11th 1985, the International Cometary Explorer or ICE (USA) became the first spacecraft to encounter a comet by flying through the dust tail of Comet Giacobini-Zinner.

14th 1959, Luna 2 (USSR) was the first craft to fly to and impact another body, in this case the Moon. It released sodium gas to allow visible tracking, used radio for telemetry transmission, and crashed into Mare Imbrium (the Sea of Rains).

17th 1976, NASA unveils its concept for a Space Transportation System, a rocket launched and glider return orbiter known as the Space Shuttle.

17th 1857, birth of Konstantin Tsiolkovsky, a pioneering Russian then Soviet teacher whose theoretical work on aerodynamics and rocketry influenced all who followed. He advocated spaceflight and believed humans would colonise the galaxy.
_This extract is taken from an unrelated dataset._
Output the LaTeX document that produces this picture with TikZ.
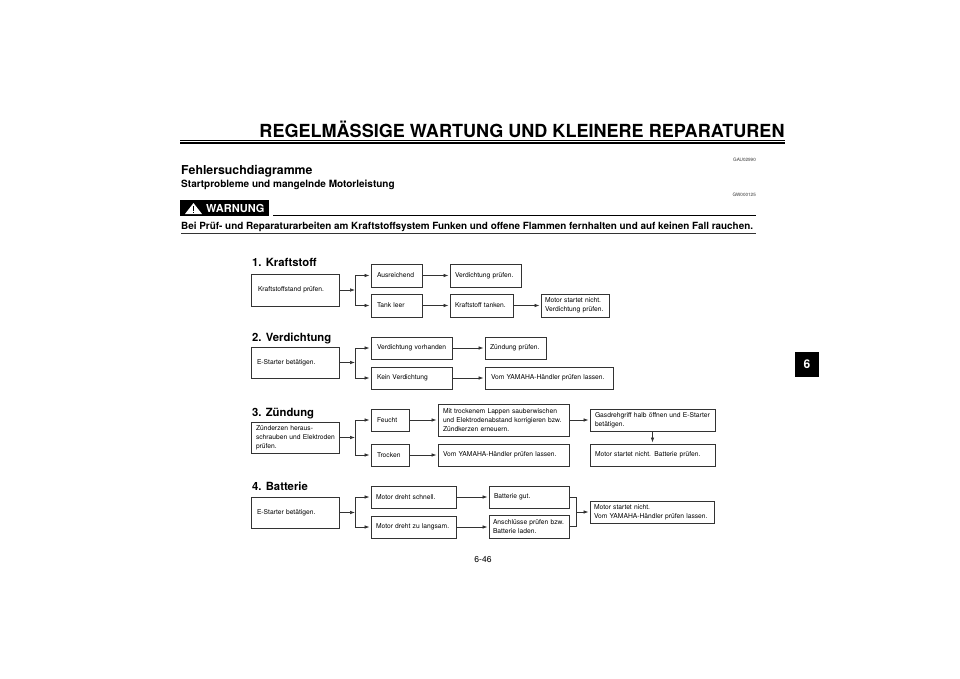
\documentclass[tikz,border=0pt]{standalone}
\usepackage{fontspec}
\setmainfont{TeX Gyre Heros}
\usetikzlibrary{arrows.meta}
\tikzset{
  flowbox/.style n args={3}{draw=black!80,line width=0.7pt,outer sep=0pt,anchor=north west,inner xsep=#3pt,inner ysep=0pt,text width=#1pt-2*#3pt,minimum height=#2pt,align=left,font=\fontsize{6.7}{9.2}\selectfont},
  flowline/.style={draw=black!80,line width=0.7pt},
  flowarrow/.style={flowline,-{Latex[length=5pt,width=3.6pt]},shorten >=1.5pt},
  heading/.style={anchor=base west,inner sep=0pt,font=\fontsize{11.3}{14}\selectfont\bfseries},
  plaintext/.style={anchor=base west,inner sep=0pt},
  codetext/.style={anchor=base east,inner sep=0pt,font=\fontsize{4.6}{5}\selectfont,text=black!80}
}
\begin{document}
\begin{tikzpicture}[x=1pt,y=-1pt]
\useasboundingbox (0,0) rectangle (960,678);

\node[anchor=base,inner sep=0pt,font=\fontsize{18.05}{21}\selectfont\bfseries] (title) at (522,137) {REGELMÄSSIGE WARTUNG UND KLEINERE REPARATUREN};
\draw[line width=0.6pt] (180,140) -- (785,140);
\draw[line width=1.4pt] (180,143) -- (785,143);
\node[codetext] (codea) at (756,161) {GAU02990};
\node[plaintext,font=\fontsize{12.3}{15}\selectfont\bfseries] (fehler) at (181,174) {Fehlersuchdiagramme};
\node[plaintext,font=\fontsize{10}{11}\selectfont\bfseries] (start) at (181,187) {Startprobleme und mangelnde Motorleistung};
\node[codetext] (codeb) at (756,196) {GW000125};

\fill[black] (180,200) rectangle (269,216);
\fill[white] (193.5,203) -- (202,214) -- (185,214) -- cycle;
\fill[black] (192.6,206) rectangle (194.4,210.8);
\fill[black] (192.6,211.6) rectangle (194.4,213.2);
\node[plaintext,text=white,font=\fontsize{11}{12}\selectfont\bfseries] (warn) at (206,212) {WARNUNG};
\draw[line width=0.9pt] (273,215.5) -- (756,215.5);
\node[plaintext,font=\fontsize{9.9}{11}\selectfont\bfseries] (warntext) at (181,229) {Bei Prüf- und Reparaturarbeiten am Kraftstoffsystem Funken und offene Flammen fernhalten und auf keinen Fall rauchen.};
\draw[line width=1.2pt,black!80] (181,233.5) -- (756,233.5);

\node[heading] (heada) at (252,266) {1. Kraftstoff};
\node[flowbox={88}{32}{7}] (kstand) at (251,274) {Kraftstoffstand prüfen.};
\node[flowbox={51}{23}{6}] (ausr) at (371,264) {Ausreichend};
\node[flowbox={71}{23}{5}] (vpruef) at (450,264) {Verdichtung prüfen.};
\node[flowbox={51}{23}{6}] (tank) at (371,294) {Tank leer};
\node[flowbox={63}{23}{5}] (ktank) at (450,294) {Kraftstoff tanken.};
\node[flowbox={68}{23}{4}] (mstart) at (541,294) {Motor startet nicht.\\Verdichtung prüfen.};
\coordinate (forka) at ([xshift=16pt]kstand.east);
\draw[flowarrow,shorten >=0pt] (kstand) -- (forka);
\draw[flowarrow] (forka) |- (ausr);
\draw[flowarrow] (forka) |- (tank);
\draw[flowarrow] (ausr) -- (vpruef);
\draw[flowarrow] (tank) -- (ktank);
\draw[flowarrow] (ktank) -- (mstart);

\node[heading] (headb) at (252,341) {2. Verdichtung};
\node[flowbox={88}{31}{6}] (estartb) at (251,347) {E-Starter betätigen.};
\node[flowbox={81}{22}{6}] (vvor) at (371,337) {\mbox{Verdichtung vorhanden}};
\node[flowbox={61}{22}{5}] (zpruef) at (485,337) {\mbox{Zündung prüfen.}};
\node[flowbox={81}{22}{6}] (vkein) at (371,367) {Kein Verdichtung};
\node[flowbox={128}{22}{6}] (yamb) at (485,367) {Vom YAMAHA-Händler prüfen lassen.};
\coordinate (forkb) at ([xshift=16pt]estartb.east);
\draw[flowarrow,shorten >=0pt] (estartb) -- (forkb);
\draw[flowarrow] (forkb) |- (vvor);
\draw[flowarrow] (forkb) |- (vkein);
\draw[flowarrow] (vvor) -- (zpruef);
\draw[flowarrow] (vkein) -- (yamb);

\node[heading] (headc) at (252,416) {3. Zündung};
\node[flowbox={88}{31}{5}] (zkerz) at (251,422) {Zünderzen heraus-\\\mbox{schrauben und Elektroden}\\prüfen.};
\node[flowbox={38}{22}{6}] (feucht) at (371,409) {Feucht};
\node[flowbox={131}{32}{5}] (mit) at (438,404) {Mit trockenem Lappen sauberwischen\\\mbox{und Elektrodenabstand korrigieren bzw.}\\Zündkerzen erneuern.};
\node[flowbox={125}{22}{5}] (gas) at (590,409) {\mbox{Gasdrehgriff halb öffnen und E-Starter}\\betätigen.};
\node[flowbox={38}{22}{6}] (trocken) at (371,444) {Trocken};
\node[flowbox={131}{22}{5}] (yamc) at (438,444) {Vom YAMAHA-Händler prüfen lassen.};
\node[flowbox={125}{22}{5}] (mbatt) at (590,444) {Motor startet nicht. Batterie prüfen.};
\coordinate (forkc) at ([xshift=16pt]zkerz.east);
\draw[flowarrow,shorten >=0pt] (zkerz) -- (forkc);
\draw[flowarrow] (forkc) |- (feucht);
\draw[flowarrow] (forkc) |- (trocken);
\draw[flowarrow] (feucht) -- (mit);
\draw[flowarrow] (trocken) -- (yamc);
\draw[flowarrow] (mit.east |- gas.west) -- (gas);
\draw[flowarrow] (gas) -- (mbatt);

\node[heading] (headd) at (252,490) {4. Batterie};
\node[flowbox={88}{31}{6}] (estartd) at (251,497) {E-Starter betätigen.};
\node[flowbox={85}{22}{5}] (schnell) at (371,486) {Motor dreht schnell.};
\node[flowbox={85}{22}{5}] (langsam) at (371,516) {\mbox{Motor dreht zu langsam.}};
\node[flowbox={80}{22}{5}] (bgut) at (489,486) {Batterie gut.};
\node[flowbox={80}{23}{4}] (ansch) at (489,515) {\mbox{Anschlüsse prüfen bzw.}\\Batterie laden.};
\node[flowbox={124}{22}{4}] (ymot) at (590,501) {Motor startet nicht.\\\mbox{Vom YAMAHA-Händler prüfen lassen.}};
\coordinate (forkd) at ([xshift=16pt]estartd.east);
\coordinate (joind) at (576,512);
\draw[flowarrow,shorten >=0pt] (estartd) -- (forkd);
\draw[flowarrow] (forkd) |- (schnell);
\draw[flowarrow] (forkd) |- (langsam);
\draw[flowarrow] (schnell) -- (bgut);
\draw[flowarrow] (langsam) -- (langsam -| ansch.west);
\draw[flowline] (bgut) -| (joind);
\draw[flowline] (ansch) -| (joind);
\draw[flowarrow] (joind) -- (ymot);

\node[anchor=base,inner sep=0pt,font=\fontsize{8.6}{10}\selectfont] (page) at (483,562) {6-46};
\node[fill=black,text=white,minimum width=24pt,minimum height=25pt,inner sep=0pt,font=\fontsize{12}{14}\selectfont\bfseries] (tab) at (807,364.5) {6};
\end{tikzpicture}
\end{document}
18th 1977, Voyager 1 (USA) sends the first image of Earth and Moon together taken, from a distance of 11.6 million km while on its way to Jupiter.

21st 1633, the Roman Catholic Inquisition begins its trial of Galileo for heresy in publishing and advocating a heliocentric or Sun-centred solar system contrary to church doctrine, dogma and scripture.

23rd 1846, Neptune, first predicted by Urbain Le Verrier (France), is discovered by Johanne Gottfried Galle (Germany) with John Couch Adams (UK) recognised for an independent discovery.

27th 1905, Albert Einstein published his paper containing the famous equation E=mc2 (energy equals mass multiplied by the speed of light squared), meaning a small amount of matter is equivalent to, or can be converted into, a great deal of energy.